Machine Learning Models chosen

Logistic Regression: Logistic regression is a statistical model that in its basic form uses a logistic function to model a binary dependent variable
Decision Tree Analysis: The Decision Tree Analysis breaks down a data set into smaller subsets while at the same time an associated decision tree is incrementally developed. The final result is a tree with decision nodes and leaf nodes.
k-Nearest Neighbor: K nearest neighbors is a simple algorithm that stores all available cases and classifies new cases based on a similarity measure (based on distance)

4. Results

The results of each of the three models had variations among them, one worked very well at predicting the positives accurately while the other predicted the negatives better.

Decision Tree

The criterion chosen for the classifier was entropy and the max depth was 6.

Decision Tree Classification Report

Decision Tree Confusion Matrix

Logistic Regression

The C used for regularization strength was 0.01 whereas the solver used was liblinear.

Logistic Regression Classification Report

Logistic Regression Confusion Matrix

k-Nearest Neighbor

The best K, as shown below, for the model where the highest elbow bend exists is at 4.

Choosing the best K

k-Nearest Neighbor Classification Report

5. Model Accuracy

Precision: Precision refers to the percentage of results which are relevant, in simpler terms it can be seen as how many of the selected items from the model are relevant.

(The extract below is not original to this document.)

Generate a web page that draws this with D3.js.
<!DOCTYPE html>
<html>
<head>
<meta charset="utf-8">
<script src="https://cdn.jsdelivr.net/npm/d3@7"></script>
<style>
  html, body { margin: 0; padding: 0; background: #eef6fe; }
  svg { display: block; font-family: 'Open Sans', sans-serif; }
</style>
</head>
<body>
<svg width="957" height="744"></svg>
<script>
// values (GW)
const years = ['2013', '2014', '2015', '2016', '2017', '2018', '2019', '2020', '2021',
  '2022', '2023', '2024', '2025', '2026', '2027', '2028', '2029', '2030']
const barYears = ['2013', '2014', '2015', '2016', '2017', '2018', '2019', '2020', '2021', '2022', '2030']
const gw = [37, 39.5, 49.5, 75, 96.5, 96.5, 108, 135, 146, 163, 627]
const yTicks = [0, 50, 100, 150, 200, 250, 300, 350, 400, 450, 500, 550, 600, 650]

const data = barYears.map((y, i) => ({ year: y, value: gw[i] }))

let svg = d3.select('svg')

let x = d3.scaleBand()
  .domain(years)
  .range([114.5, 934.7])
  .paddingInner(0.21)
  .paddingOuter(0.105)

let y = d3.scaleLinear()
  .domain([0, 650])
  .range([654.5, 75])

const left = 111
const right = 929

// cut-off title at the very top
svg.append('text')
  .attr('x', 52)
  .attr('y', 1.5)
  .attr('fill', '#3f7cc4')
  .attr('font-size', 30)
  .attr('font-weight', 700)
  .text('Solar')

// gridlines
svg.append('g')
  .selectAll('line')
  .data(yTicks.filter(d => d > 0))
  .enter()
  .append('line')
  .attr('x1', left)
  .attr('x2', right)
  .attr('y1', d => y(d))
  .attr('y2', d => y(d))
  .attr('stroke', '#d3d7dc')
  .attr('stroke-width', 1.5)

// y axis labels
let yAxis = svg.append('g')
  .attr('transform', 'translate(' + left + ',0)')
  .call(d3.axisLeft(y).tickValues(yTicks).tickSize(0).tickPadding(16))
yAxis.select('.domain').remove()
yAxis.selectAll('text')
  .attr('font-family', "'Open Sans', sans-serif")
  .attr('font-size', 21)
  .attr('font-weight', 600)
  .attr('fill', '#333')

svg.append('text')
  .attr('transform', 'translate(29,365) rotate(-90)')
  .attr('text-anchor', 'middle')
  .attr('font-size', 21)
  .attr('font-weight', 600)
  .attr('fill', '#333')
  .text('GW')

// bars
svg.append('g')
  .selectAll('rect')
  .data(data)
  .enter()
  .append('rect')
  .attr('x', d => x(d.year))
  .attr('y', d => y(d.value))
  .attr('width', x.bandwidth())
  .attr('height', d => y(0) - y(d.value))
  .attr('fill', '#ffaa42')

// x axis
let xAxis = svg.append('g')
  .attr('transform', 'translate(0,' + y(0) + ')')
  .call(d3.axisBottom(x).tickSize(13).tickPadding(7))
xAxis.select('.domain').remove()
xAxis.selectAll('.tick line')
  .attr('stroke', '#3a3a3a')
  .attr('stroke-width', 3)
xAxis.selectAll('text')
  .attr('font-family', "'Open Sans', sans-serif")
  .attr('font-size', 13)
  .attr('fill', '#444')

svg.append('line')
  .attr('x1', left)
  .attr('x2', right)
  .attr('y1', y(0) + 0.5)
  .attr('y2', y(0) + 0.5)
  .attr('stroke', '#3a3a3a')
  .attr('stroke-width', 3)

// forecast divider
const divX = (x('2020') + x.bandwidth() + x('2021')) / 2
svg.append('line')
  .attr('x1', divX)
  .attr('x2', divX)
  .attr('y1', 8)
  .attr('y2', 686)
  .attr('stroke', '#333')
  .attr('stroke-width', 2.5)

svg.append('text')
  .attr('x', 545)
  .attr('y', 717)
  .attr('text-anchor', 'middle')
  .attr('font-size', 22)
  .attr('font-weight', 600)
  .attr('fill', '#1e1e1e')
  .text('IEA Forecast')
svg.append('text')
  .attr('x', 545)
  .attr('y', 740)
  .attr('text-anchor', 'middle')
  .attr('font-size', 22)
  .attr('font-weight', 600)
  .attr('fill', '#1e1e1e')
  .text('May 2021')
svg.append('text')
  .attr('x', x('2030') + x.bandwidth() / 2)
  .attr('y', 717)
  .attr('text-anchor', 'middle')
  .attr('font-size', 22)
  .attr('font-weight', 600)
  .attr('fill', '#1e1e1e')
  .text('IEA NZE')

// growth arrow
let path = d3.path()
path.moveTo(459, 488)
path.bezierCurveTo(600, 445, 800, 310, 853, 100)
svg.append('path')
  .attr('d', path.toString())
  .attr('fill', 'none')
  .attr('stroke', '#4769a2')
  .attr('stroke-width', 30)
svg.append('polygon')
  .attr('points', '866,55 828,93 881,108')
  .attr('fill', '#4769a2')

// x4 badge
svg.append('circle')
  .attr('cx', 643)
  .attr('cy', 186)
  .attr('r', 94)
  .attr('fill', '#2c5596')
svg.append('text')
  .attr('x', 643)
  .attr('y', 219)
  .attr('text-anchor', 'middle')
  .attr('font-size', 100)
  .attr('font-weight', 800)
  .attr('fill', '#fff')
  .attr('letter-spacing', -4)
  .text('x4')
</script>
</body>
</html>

Mathematically, it is calculated by dividing true positives by true positive and false positive
Recall: Recall refers to the percentage of total relevant results correctly classified by the algorithm. In simpler terms, it tells how many relevant items were selected. It is calculated by dividing true positives by true positive and false negative
F1-Score: f1-score is a measure of accuracy of the model, which is the harmonic mean of the model’s precision and recall. Perfect precision and recall is shown by the f1-score as 1, which is the highest value for the f1-score, whereas the lowest possible value is 0 which means that either precision or recall is 0

6. Conclusion

When comparing all the models by their f1-scores, Precision and Recall, we can have a clearer picture in terms of the accuracy of the three models individually as a whole and how well they perform for each output of the target variable. When comparing these scores, we can see that the f1-score is highest for k-Nearest Neighbor at 0.75. However, later when we compare the precision and recall for each of the model, we can see that the k-Nearest Neighbor model performs poorly in the precision of 1 at 0.08. The variance is too high for the model to be selected as a viable option. When looking at the other two models, we can see that the Decision Tree has a more balanced precision for 0 and 1. Whereas, the Logistic Regression is more balanced when it comes to recall of 0 and 1. Furthermore, the average f1-score of the two models are very close but for the Logistic Regression it is higher by 0.04. It can be concluded that the both the models can be used side by side for the best performance.

7. Recommendations

After assessing the data and the output of the Machine Learning models, a few recommendations can be made for the stakeholders. The developmental body for Seattle city can assess how much of these accidents have occurred in a place where road or light conditions were not ideal for that specific area and could launch development projects for those areas where most severe accidents take place in order to minimize the effects of these two factors. Whereas, the car drivers could also use this data to assess when to take extra precautions on the road under the given circumstances of light condition, road condition and weather, in order to avoid a severe accident, if any.